Description of the task.
Transcribe each line exactly.
□ □ □ □ □ □ □
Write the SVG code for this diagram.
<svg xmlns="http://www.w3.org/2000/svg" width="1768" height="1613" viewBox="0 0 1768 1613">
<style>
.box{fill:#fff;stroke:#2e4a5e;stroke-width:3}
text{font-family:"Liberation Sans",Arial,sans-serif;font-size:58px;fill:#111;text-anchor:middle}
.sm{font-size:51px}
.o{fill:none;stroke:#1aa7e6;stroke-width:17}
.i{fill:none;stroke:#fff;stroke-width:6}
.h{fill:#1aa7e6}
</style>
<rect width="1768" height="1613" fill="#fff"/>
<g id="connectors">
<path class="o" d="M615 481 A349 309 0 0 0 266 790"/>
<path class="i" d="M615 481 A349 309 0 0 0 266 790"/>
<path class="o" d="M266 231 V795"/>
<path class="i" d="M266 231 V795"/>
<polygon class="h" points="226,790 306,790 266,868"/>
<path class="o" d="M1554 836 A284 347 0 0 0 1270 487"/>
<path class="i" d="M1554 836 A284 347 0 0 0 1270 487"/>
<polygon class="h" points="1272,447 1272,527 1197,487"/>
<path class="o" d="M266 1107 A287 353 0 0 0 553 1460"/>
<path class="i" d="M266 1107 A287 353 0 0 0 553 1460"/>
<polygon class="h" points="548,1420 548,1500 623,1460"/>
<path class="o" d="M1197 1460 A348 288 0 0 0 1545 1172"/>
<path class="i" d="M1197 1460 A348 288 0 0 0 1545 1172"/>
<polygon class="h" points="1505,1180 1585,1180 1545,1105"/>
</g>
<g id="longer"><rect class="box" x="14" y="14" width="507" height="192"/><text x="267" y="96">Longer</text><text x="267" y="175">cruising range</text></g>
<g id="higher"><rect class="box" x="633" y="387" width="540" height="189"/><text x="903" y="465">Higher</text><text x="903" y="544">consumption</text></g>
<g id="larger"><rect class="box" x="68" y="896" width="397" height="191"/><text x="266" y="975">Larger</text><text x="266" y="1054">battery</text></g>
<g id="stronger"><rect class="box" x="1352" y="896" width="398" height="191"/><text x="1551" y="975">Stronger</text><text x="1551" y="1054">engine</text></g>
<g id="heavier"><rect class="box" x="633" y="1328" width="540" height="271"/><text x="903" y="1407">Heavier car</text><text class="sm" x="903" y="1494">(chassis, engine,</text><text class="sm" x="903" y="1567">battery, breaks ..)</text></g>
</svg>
□ □ □ □ □ □ □
The completed task.
Write the SVG code for this diagram.
<svg xmlns="http://www.w3.org/2000/svg" width="1768" height="1613" viewBox="0 0 1768 1613">
<style>
.box{fill:#fff;stroke:#2e4a5e;stroke-width:3}
text{font-family:"Liberation Sans",Arial,sans-serif;font-size:58px;fill:#111;text-anchor:middle}
.sm{font-size:51px}
.o{fill:none;stroke:#1aa7e6;stroke-width:17}
.i{fill:none;stroke:#fff;stroke-width:6}
.h{fill:#1aa7e6}
</style>
<rect width="1768" height="1613" fill="#fff"/>
<g id="connectors">
<path class="o" d="M615 481 A349 309 0 0 0 266 790"/>
<path class="i" d="M615 481 A349 309 0 0 0 266 790"/>
<path class="o" d="M266 231 V795"/>
<path class="i" d="M266 231 V795"/>
<polygon class="h" points="226,790 306,790 266,868"/>
<path class="o" d="M1554 836 A284 347 0 0 0 1270 487"/>
<path class="i" d="M1554 836 A284 347 0 0 0 1270 487"/>
<polygon class="h" points="1272,447 1272,527 1197,487"/>
<path class="o" d="M266 1107 A287 353 0 0 0 553 1460"/>
<path class="i" d="M266 1107 A287 353 0 0 0 553 1460"/>
<polygon class="h" points="548,1420 548,1500 623,1460"/>
<path class="o" d="M1197 1460 A348 288 0 0 0 1545 1172"/>
<path class="i" d="M1197 1460 A348 288 0 0 0 1545 1172"/>
<polygon class="h" points="1505,1180 1585,1180 1545,1105"/>
</g>
<g id="longer"><rect class="box" x="14" y="14" width="507" height="192"/><text x="267" y="96">Longer</text><text x="267" y="175">cruising range</text></g>
<g id="higher"><rect class="box" x="633" y="387" width="540" height="189"/><text x="903" y="465">Higher</text><text x="903" y="544">consumption</text></g>
<g id="larger"><rect class="box" x="68" y="896" width="397" height="191"/><text x="266" y="975">Larger</text><text x="266" y="1054">battery</text></g>
<g id="stronger"><rect class="box" x="1352" y="896" width="398" height="191"/><text x="1551" y="975">Stronger</text><text x="1551" y="1054">engine</text></g>
<g id="heavier"><rect class="box" x="633" y="1328" width="540" height="271"/><text x="903" y="1407">Heavier car</text><text class="sm" x="903" y="1494">(chassis, engine,</text><text class="sm" x="903" y="1567">battery, breaks ..)</text></g>
</svg>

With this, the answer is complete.